> _Data entries_
==================================================

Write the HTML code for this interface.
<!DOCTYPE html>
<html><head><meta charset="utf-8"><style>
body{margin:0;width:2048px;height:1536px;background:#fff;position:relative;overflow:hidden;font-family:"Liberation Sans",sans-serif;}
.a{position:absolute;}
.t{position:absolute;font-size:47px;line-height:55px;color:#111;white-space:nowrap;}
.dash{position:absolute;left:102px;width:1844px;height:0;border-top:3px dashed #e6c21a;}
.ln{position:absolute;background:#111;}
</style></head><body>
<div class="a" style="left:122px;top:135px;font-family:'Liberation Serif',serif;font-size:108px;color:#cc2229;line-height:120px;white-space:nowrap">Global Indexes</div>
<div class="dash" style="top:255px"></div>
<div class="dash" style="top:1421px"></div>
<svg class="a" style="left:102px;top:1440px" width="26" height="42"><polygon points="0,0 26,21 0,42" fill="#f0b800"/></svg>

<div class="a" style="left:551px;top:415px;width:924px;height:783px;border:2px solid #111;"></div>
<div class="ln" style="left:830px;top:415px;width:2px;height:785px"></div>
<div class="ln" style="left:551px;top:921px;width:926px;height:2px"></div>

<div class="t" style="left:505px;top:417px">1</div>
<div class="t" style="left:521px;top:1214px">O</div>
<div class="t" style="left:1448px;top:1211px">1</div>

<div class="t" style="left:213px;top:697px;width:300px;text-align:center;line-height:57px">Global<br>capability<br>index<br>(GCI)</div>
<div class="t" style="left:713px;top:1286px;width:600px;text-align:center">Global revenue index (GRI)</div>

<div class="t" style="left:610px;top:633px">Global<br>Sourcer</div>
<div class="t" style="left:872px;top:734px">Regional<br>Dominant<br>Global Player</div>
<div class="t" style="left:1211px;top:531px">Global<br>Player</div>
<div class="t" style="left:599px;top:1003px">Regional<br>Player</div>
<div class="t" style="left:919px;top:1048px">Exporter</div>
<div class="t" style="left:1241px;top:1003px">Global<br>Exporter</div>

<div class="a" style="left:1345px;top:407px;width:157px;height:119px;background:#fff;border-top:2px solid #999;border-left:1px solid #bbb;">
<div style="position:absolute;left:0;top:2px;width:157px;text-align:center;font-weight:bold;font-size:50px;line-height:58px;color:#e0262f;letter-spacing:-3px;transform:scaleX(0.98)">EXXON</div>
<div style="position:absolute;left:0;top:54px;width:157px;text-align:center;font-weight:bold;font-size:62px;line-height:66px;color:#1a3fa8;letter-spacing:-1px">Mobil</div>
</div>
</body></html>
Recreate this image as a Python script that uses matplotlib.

==================================================

> _Task statement_
Check every line of the records above for the string "this" and say how many contain it, giving the number alone.

> _In response_
2